En bref : Une intrigue toujours aussi désopilante et instructive qui nous fait revivre la grande et véridique histoire de Voltaire à travers la fiction policière humoristique, cette fois entre les marmites et les pâtisseries de la cuisine du XVIIIème siècle. Une histoire très bien assaisonnée.

 
Et pour aller plus loin...

vendredi 19 avril 2019

A Winter somewhere in Time...


  Always  late, évidemment, mais personne ne m'en tiendra rigueur (et puis ce n'est pas comme si je n'avais pas donné de nouvelles ou que je n'avais pas raconté ma vie au cours des derniers mois, pas vrai?). Il faut dire qu'avec cette histoire de chute et de convalescence, le temps a quelque peu perdu de sa logique au Terrier, et si on se rappelle que ledit Terrier est situé dans une région au climat capricieux, je viens probablement poster mon article saisonnier récapitulatif quand tout, ici, commence enfin à se mettre à l'heure du printemps.

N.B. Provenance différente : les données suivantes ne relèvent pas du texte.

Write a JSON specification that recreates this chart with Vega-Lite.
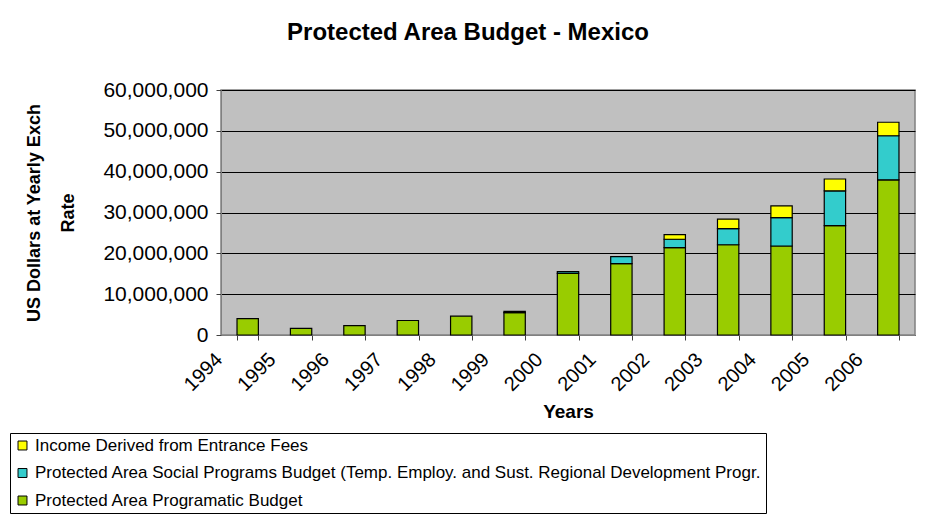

  Voici donc les derniers mois passé au Terrier et alentours (voire très au-delà des alentours)...

Avant la chute :

  Avant la chute, il y a d'abord eu, pendant les vacances de décembre/janvier, une escapade d'une semaine en Alsace avec une amie et ses enfants. Dépaysement le plus total : une fois passée l'entrée du village de Murbach où nous logions, le réseau téléphonique tombait raide mort. Nous n'étions pas plus aidés dans la maison, où la box internet clignotait faiblement, en mode agonie. Cela ne nous a pas empêché de profiter pleinement de ces vacances : Murbach, Colmar, Mulhouse, les marchés de Noël des petits villages... Si vous êtes actuellement accablés par les premières chaleurs printanières, voilà de quoi vous rafraîchir:


(cliquer sur les images pour les voir en grand)
 



  Nos excursions à Mulhouse ont permis d'y découvrir deux musées réputés : la cité du train, avec de superbes modèles de trains anciens tous rassemblés dans un gigantesques hangar, avec reconstitutions et décors façon studio de cinéma. Inutile de vous dire que j'ai particulièrement apprécié les wagons présentés issus de l'Orient Express, l'un d'eux contenant plusieurs mannequins rejouant une scène du fameux roman d'Agatha Christie.

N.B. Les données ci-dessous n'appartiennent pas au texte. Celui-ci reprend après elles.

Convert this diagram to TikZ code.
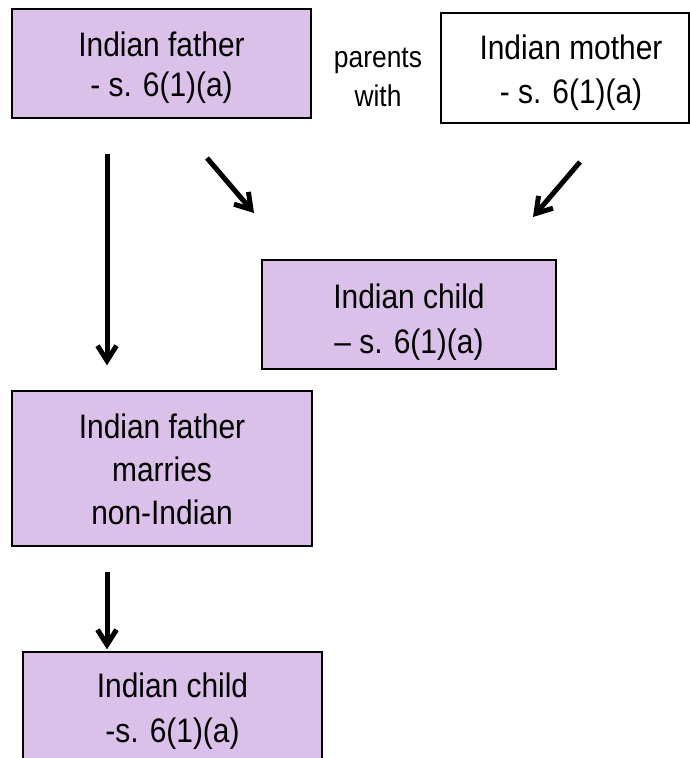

   Juste en face de la cité du train : le musée de l'électricité. Peut-être plus technique, mais tout aussi passionnant pour les amoureux du vintage. Une fois passées les premières machines électrostatiques du siècle des Lumières, c'est un voyage dans le temps des objets électriques : galeries d'ampoules, de téléphones classés par ordre chronologique, de radiateurs art-déco, et même des tous premiers sex-toys (oui, oui, regardez parmi les photos ci-dessous, non, non, ce n'est pas un fer à friser).





  Toujours dans les musées mais perdu en rase campagne : l'écomusée, un village à la façon d'antan reconstruit avec des maisons traditionnelles alsaciennes, une manière de présenter aussi les arts et métiers du temps passé. Un décor immersif très agréable.





   Et puis les promenades, pour profiter de cette belle nature, euh... glaciale et périlleuse (car oui, il faut l'admettre, notre première sortie a été assez dangereuse : nous avons failli perdre plusieurs bras, quelques enfants, et même la vie. Par chance, mon amie n'y a perdu que sa montre.).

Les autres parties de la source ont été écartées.